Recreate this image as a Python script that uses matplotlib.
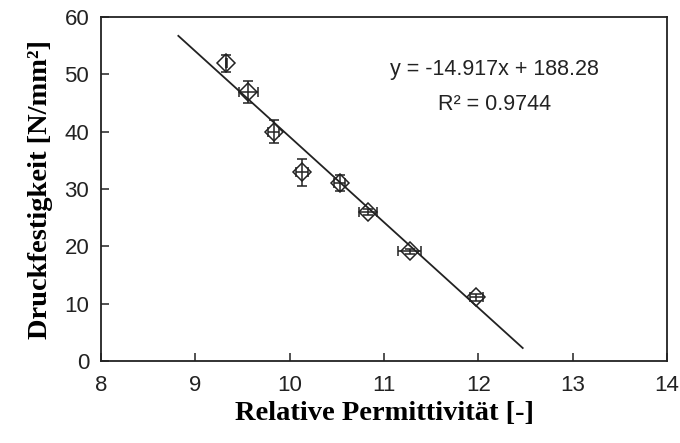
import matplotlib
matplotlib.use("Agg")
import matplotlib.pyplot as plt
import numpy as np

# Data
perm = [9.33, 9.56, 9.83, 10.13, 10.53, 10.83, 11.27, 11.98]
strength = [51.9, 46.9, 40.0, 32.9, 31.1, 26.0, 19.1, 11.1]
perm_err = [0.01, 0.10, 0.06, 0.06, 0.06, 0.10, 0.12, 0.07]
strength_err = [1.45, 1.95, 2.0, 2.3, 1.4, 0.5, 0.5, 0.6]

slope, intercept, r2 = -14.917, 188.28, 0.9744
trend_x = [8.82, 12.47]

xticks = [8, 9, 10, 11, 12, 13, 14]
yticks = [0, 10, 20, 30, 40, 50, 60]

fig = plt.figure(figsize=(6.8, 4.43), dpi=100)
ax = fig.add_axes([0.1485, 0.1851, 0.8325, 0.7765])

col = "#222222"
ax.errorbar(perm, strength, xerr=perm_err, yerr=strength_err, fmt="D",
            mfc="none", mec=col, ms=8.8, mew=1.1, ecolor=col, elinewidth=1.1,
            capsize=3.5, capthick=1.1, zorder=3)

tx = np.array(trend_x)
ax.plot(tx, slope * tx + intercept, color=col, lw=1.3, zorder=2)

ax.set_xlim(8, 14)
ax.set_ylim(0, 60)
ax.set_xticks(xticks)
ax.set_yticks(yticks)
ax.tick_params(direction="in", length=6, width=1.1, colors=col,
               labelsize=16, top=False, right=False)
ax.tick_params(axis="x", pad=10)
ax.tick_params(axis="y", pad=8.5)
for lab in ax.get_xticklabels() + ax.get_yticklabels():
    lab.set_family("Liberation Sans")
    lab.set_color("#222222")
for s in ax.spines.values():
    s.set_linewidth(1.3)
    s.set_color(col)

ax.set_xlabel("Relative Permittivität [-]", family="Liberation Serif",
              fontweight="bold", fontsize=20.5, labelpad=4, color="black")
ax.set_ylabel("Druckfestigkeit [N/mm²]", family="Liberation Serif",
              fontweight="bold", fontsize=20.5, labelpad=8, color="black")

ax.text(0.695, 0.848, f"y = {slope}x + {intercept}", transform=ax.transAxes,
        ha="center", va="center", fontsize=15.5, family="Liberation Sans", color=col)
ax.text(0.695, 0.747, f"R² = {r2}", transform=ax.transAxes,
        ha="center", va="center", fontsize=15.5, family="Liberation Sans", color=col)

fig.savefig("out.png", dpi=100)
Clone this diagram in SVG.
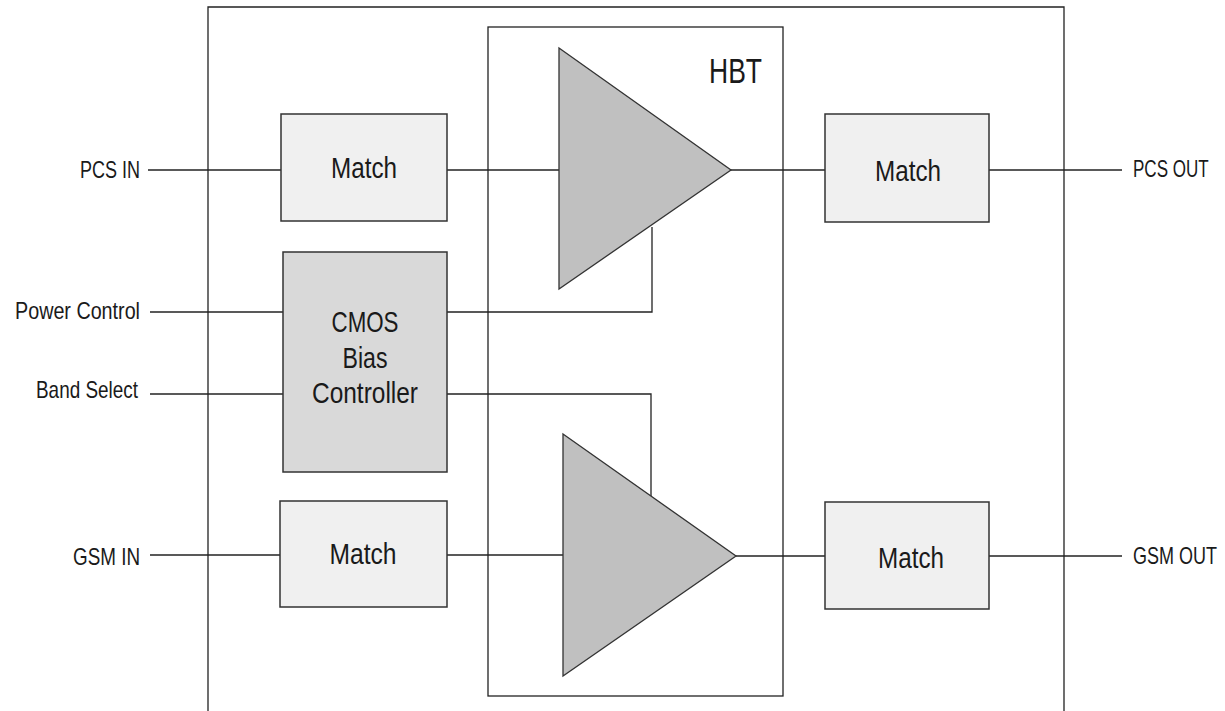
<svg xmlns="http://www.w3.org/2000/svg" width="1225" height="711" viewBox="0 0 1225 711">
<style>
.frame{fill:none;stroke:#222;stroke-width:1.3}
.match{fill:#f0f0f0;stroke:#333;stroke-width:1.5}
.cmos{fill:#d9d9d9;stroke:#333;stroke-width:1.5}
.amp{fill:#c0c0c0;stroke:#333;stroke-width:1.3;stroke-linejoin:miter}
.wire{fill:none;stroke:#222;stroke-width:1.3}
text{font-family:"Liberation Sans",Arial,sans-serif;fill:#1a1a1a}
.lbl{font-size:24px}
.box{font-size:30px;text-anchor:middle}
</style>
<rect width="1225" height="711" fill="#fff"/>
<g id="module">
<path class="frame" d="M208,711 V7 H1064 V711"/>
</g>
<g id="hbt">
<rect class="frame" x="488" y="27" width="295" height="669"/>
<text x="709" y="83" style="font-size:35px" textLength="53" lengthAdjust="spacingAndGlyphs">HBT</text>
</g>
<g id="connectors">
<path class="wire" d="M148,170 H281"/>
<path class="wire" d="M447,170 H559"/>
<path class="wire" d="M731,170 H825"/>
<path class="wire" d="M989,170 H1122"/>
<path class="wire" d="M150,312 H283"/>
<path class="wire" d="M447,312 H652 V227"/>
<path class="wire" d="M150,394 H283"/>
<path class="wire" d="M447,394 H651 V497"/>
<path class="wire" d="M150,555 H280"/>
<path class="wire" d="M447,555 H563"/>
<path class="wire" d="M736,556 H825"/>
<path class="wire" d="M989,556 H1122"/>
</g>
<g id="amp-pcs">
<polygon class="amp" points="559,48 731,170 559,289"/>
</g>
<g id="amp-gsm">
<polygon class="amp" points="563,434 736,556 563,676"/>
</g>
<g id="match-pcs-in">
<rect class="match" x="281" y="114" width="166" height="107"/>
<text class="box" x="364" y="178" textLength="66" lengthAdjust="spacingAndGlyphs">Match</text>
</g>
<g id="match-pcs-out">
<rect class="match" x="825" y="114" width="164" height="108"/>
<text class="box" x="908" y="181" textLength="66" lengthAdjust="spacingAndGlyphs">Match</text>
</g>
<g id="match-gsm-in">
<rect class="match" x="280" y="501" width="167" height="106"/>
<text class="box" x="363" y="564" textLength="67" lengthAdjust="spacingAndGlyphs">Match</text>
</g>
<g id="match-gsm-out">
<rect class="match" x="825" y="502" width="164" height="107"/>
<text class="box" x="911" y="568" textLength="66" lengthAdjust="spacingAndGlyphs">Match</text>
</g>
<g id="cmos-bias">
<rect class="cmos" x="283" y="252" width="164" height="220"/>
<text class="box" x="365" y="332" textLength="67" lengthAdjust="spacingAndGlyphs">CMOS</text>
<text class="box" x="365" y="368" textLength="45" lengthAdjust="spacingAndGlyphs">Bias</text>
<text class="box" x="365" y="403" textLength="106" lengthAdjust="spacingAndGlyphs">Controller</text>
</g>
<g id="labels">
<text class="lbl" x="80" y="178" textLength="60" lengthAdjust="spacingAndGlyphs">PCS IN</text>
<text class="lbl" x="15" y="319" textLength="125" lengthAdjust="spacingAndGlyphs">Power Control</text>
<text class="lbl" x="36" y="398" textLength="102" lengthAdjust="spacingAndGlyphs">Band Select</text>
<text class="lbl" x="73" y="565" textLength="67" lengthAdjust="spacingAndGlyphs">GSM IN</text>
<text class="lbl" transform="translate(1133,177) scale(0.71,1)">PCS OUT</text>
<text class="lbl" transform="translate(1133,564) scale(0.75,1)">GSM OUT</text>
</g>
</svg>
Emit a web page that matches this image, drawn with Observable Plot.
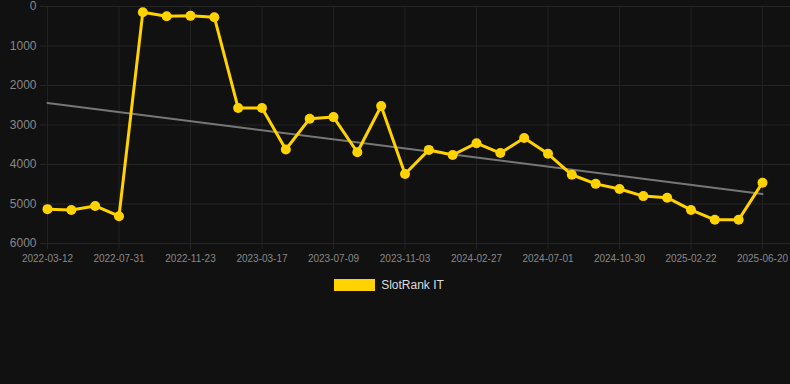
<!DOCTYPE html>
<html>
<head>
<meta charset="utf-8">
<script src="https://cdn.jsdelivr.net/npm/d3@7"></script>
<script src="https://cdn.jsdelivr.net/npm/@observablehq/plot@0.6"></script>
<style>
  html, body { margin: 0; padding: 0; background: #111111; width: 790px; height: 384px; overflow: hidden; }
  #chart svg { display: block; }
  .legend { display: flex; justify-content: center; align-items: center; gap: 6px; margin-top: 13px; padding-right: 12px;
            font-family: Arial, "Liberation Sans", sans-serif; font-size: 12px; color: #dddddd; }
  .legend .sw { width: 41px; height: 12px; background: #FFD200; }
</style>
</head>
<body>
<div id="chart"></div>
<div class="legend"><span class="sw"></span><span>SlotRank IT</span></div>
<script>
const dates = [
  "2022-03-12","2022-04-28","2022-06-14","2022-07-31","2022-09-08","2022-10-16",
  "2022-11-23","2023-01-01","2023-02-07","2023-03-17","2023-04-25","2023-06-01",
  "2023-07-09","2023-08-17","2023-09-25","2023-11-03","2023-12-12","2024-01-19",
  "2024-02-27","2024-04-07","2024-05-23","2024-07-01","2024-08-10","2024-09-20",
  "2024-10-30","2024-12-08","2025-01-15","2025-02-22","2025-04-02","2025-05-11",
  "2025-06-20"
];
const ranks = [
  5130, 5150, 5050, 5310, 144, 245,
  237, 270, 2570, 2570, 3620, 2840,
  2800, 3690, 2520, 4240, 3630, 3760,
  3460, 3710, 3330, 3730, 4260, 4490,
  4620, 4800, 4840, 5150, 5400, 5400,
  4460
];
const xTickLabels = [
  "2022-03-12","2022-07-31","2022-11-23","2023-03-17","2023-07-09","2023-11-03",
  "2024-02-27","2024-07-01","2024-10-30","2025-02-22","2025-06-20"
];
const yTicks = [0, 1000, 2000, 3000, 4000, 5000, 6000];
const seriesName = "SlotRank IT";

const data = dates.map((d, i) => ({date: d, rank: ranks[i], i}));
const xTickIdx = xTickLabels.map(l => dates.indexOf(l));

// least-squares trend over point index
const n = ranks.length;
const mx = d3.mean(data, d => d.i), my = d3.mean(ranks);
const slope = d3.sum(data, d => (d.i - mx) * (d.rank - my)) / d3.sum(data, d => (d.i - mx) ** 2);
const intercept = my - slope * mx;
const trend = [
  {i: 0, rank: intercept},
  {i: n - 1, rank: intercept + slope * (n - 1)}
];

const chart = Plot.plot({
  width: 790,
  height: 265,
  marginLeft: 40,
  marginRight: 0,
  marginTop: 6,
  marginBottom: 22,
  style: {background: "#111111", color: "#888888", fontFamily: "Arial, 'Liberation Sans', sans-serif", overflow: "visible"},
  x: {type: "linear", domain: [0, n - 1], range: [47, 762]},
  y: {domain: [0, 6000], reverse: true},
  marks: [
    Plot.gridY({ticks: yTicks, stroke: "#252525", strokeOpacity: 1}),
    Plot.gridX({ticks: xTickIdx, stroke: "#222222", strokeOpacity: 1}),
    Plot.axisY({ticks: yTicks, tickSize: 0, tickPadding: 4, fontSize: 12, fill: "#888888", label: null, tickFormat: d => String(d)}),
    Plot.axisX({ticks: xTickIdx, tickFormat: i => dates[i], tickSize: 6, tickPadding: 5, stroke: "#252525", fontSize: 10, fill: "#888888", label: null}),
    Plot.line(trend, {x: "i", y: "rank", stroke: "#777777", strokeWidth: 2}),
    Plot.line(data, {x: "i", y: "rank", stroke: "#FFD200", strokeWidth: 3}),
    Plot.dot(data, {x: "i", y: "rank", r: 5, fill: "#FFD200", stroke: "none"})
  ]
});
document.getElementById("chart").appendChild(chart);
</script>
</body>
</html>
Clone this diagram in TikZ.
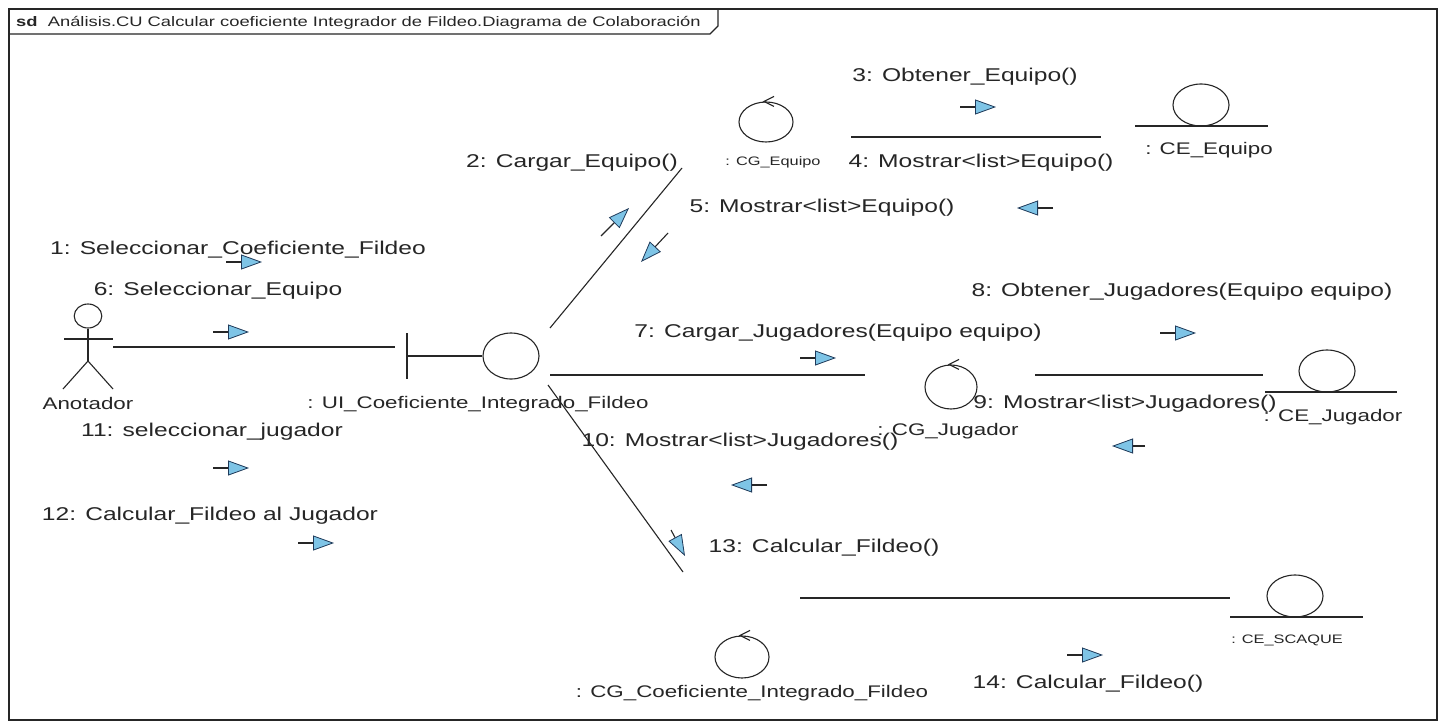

========================

*Exercise brief*.
Reproduce the records word for word, please, from their first line up to and including the line that contains "ax = fig.add_axes([0.1485, 0.1851, 0.8325, 0.7765])", but no pictures.

*Final result*.
Recreate this image as a Python script that uses matplotlib.
import matplotlib
matplotlib.use("Agg")
import matplotlib.pyplot as plt
import numpy as np

# Data
perm = [9.33, 9.56, 9.83, 10.13, 10.53, 10.83, 11.27, 11.98]
strength = [51.9, 46.9, 40.0, 32.9, 31.1, 26.0, 19.1, 11.1]
perm_err = [0.01, 0.10, 0.06, 0.06, 0.06, 0.10, 0.12, 0.07]
strength_err = [1.45, 1.95, 2.0, 2.3, 1.4, 0.5, 0.5, 0.6]

slope, intercept, r2 = -14.917, 188.28, 0.9744
trend_x = [8.82, 12.47]

xticks = [8, 9, 10, 11, 12, 13, 14]
yticks = [0, 10, 20, 30, 40, 50, 60]

fig = plt.figure(figsize=(6.8, 4.43), dpi=100)
ax = fig.add_axes([0.1485, 0.1851, 0.8325, 0.7765])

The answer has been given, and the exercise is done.